Spammers. They mirror SO stuff on their own sites and put google ads on them
Google search is going downhill in my experience.
My question: What is the alternative?
Reminds me a little of an oldie but a goodie: expertsexchange.com
annoyed by that too, weirdly enough they pop up for certain queries and for others they don't. i have also seen that for github issues ..
but i switched to https://www.ecosia.org/ as my main search engine, and i like the results much more than on google - nothing special, but somehow more reliable/predictable. and meanwhile you plant some trees :P
It's for all kinds of sites lately. The uBlacklist extension has solved it for me - one click and you can remove an entire domain from future results.
This is just Google doesn't need real search anymore. They're now the portal. Market cap is what drives them not some geeks' needs.
Why don't you name the URL? Share so we know to avoid. It is not like we are going to dox the guy or something.
It is just Google, with its amazing algorithms that rank established website way higher than a random spam website.
They are doing that because it's technically not violating the license the way they do it.
I hate those websites which just proxy github or npm with a different stylesheet so much.
The content farms get ahead of the organic results for many other areas too. Search for the programming questions isn't so bad. At least, the garbage is easy to recognize. Queries about products and services probably have the worst results.
Maybe code snippets are "enriched" in these sites?
This is an obvious case of SEO spam. But there are tons and tons of other examples worth mentioning.
For example many news sites have soft paywalls that can easily be circumvented with a few clicks. The reason they don't have an _actual_ paywall is likely to come up in search results. So essentially they spam search results and obscure the content for technical illiterate users instead of just paying for ads. They want their cake and eat it too.
Now this whole dynamic is super weird. We often talk about these issues as if Google was some kind of public service that should make useful and fair search suggestions. Sure they have the incentive to do so, but they have conflicting interests at the same time.

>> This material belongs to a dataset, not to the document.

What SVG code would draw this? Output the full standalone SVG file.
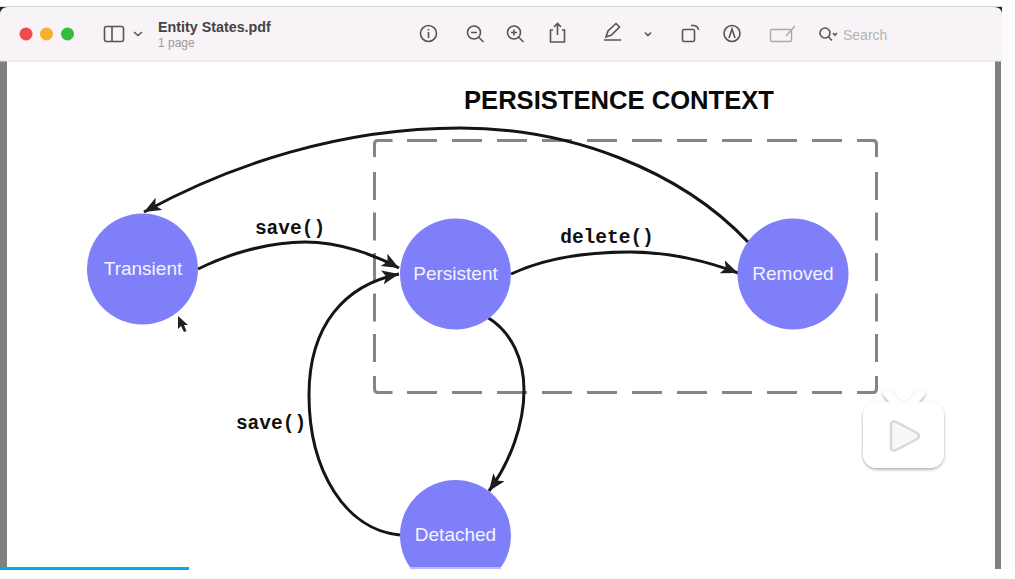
<svg xmlns="http://www.w3.org/2000/svg" width="1015" height="579" viewBox="0 0 1015 579">
<style>
.node{fill:#7f7ffa}
.nl{font:19px "Liberation Sans",Arial,sans-serif;fill:#f4f4ff;text-anchor:middle}
.el{font:bold 19.5px "Liberation Mono","Courier New",monospace;fill:#111;text-anchor:middle}
.c{fill:none;stroke:#151515;stroke-width:3}
.ic{fill:none;stroke:#555;stroke-width:1.6}
.d{fill:none;stroke:#858585;stroke-width:3}
</style>
<defs>
<marker id="a" markerUnits="userSpaceOnUse" markerWidth="20" markerHeight="16" refX="17" refY="7" orient="auto"><path d="M0 0L17 7L0 14L4 7Z" fill="#1e1e1e"/></marker>
<filter id="s" x="-20%" y="-20%" width="140%" height="140%"><feDropShadow dx="0" dy="1.500" stdDeviation="1.500" flood-color="#000" flood-opacity=".35"/></filter>
</defs>
<rect width="1015" height="579" fill="#fff"/>
<rect x="0" y="60" width="7" height="509" fill="#808080"/>
<rect x="995" y="60" width="6" height="509" fill="#808080"/>
<rect x="1001" y="0" width="14" height="579" fill="#fbfbfb"/>
<g id="toolbar">
<path d="M0 6.500H1002" stroke="#d8d8d8"/>
<path d="M0 7H8L0 15ZM1002 7H994L1002 15Z" fill="#222"/>
<path d="M0 15Q0 7 8 7H994Q1002 7 1002 15V61H0Z" fill="#f7f3f6"/>
<path d="M0 61H1002" stroke="#e4e0e3"/>
<circle cx="26" cy="34" r="6.500" fill="#ee4b4b"/><circle cx="46.500" cy="34" r="6.500" fill="#f7b02c"/><circle cx="67.500" cy="34" r="6.500" fill="#33bd3f"/>
<rect x="104.500" y="26.500" width="19" height="15" rx="2" class="ic"/><path class="ic" d="M112 27V41M134 32l4 3.500 4-3.500"/>
<text x="158" y="32" font-family="Liberation Sans,Arial,sans-serif" font-size="14.300" font-weight="bold" fill="#444">Entity States.pdf</text>
<text x="158" y="47" font-family="Liberation Sans,Arial,sans-serif" font-size="12" fill="#9a9a9a">1 page</text>
<circle cx="428.500" cy="33.500" r="8" class="ic"/><path class="ic" d="M428.500 32V38M428.500 29V30.500"/>
<circle cx="474" cy="32.500" r="6.500" class="ic"/><path class="ic" d="M471 32.500H477M479 37.500L483.500 42"/>
<circle cx="514" cy="32.500" r="6.500" class="ic"/><path class="ic" d="M511 32.500H517M514 29.500V35.500M519 37.500L523.500 42"/>
<path class="ic" d="M553 30H550.500V42H564.500V30H562M557.500 35V24M554 27L557.500 23.500 561 27"/>
<path class="ic" d="M604 40H621M606 37L608 31 616 23.500 619.500 27 611.500 35Z"/>
<path class="ic" d="M645 32.500l3 3 3-3"/>
<rect x="682.500" y="29.500" width="12" height="12" rx="1.500" class="ic"/><path class="ic" d="M691 25.500H694Q698 26 698.500 30"/>
<circle cx="732" cy="33.500" r="8" class="ic"/><path class="ic" d="M729 38L732 29 735 38"/>
<rect x="770.500" y="29.500" width="21" height="12" rx="1.500" fill="none" stroke="#aaa" stroke-width="1.400"/><path d="M786 36L795 26" stroke="#aaa" stroke-width="1.400"/>
<circle cx="825" cy="33" r="5" class="ic"/><path class="ic" d="M828.500 37L832 40.500M833 33l2 2 2-2"/>
<text x="843" y="40" font-family="Liberation Sans,Arial,sans-serif" font-size="14" fill="#b4b4b4">Search</text>
</g>
<text x="619" y="109" font-family="Liberation Sans,Arial,sans-serif" font-size="25.600" font-weight="bold" fill="#0a0a0a" text-anchor="middle">PERSISTENCE CONTEXT</text>
<g id="persistence-context">
<path class="d" d="M374.500 157V144Q374.500 140.500 378 140.500H392.500M857 140.500H873Q876.500 140.500 876.500 144V157M374.500 376V388.500Q374.500 392.500 378 392.500H392.500M857 392.500H873Q876.500 392.500 876.500 388.500V376"/>
<path class="d" stroke-dasharray="30 15" d="M407 140.500H845M407 392.500H845"/>
<path class="d" stroke-dasharray="28 12.500" d="M374.500 172V365M876.500 172V365"/>
</g>
<g id="connectors">
<path class="c" marker-end="url(#a)" d="M748 242C680 170 570 128 460 128C340 128 230 165 144 212"/>
<path class="c" marker-end="url(#a)" d="M198 269C230 253 270 242 305 242C340 242 375 255 399 268"/>
<path class="c" marker-end="url(#a)" d="M511 274C545 258 590 252 630 252C670 252 710 262 738 273"/>
<path class="c" marker-end="url(#a)" d="M487 317C512 332 524 360 524 390C524 425 510 462 489 491"/>
<path class="c" marker-end="url(#a)" d="M400 535C345 530 309 470 309 395C309 325 345 285 399 274"/>
</g>
<text class="el" x="290" y="234">save()</text>
<text class="el" x="607" y="243">delete()</text>
<text class="el" x="271" y="429">save()</text>
<g id="transient"><circle class="node" cx="142.500" cy="269" r="55.500"/><text class="nl" x="143" y="275">Transient</text></g>
<g id="persistent"><circle class="node" cx="455.500" cy="274" r="55.500"/><text class="nl" x="455.500" y="280">Persistent</text></g>
<g id="removed"><circle class="node" cx="793" cy="274" r="55.500"/><text class="nl" x="793" y="280">Removed</text></g>
<g id="detached"><circle class="node" cx="455.500" cy="535.500" r="55.500"/><text class="nl" x="455.500" y="541">Detached</text></g>
<path id="cursor" d="M178 316L178 329 181 326 184 332 186.500 331 184 325 188 325Z" fill="#222"/>
<rect x="0" y="569" width="1015" height="10" fill="#fff"/>
<rect x="410" y="567" width="91" height="2" fill="#bbbbfd"/>
<rect x="0" y="567" width="189" height="3" fill="#00aeec"/>
<g id="play-badge" filter="url(#s)">
<path d="M896 403L887 393M912 403L921 393" stroke="#fff" stroke-width="8" stroke-linecap="round"/>
<rect x="863" y="402" width="81" height="66" rx="14" fill="#fff"/>
</g>
<path d="M891 425Q891 420 896 422L917 433Q921 436 917 439L896 450Q891 452 891 447Z" fill="#f8f8f8" stroke="#d8d8d8" stroke-width="2.500"/>
</svg>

baeldung is the worst offender for java echosystem
stackoverflow.com doesn't have google ads. Those copy sites do. What is google's motive to fix that?
this shits is just as same as quora and pinterest w3school and apidock
site:stackoverflow.com That's what I do
Is it bad that I've actually found my answer on some of these sites haha. But yeah, they're pretty low quality in general.
This is more of an issue with google results than the content itself.
Google is a shit product and you get shit results when you use it.
Just whitelist Stack Overflow in your head and avoid splogs / spamblogs?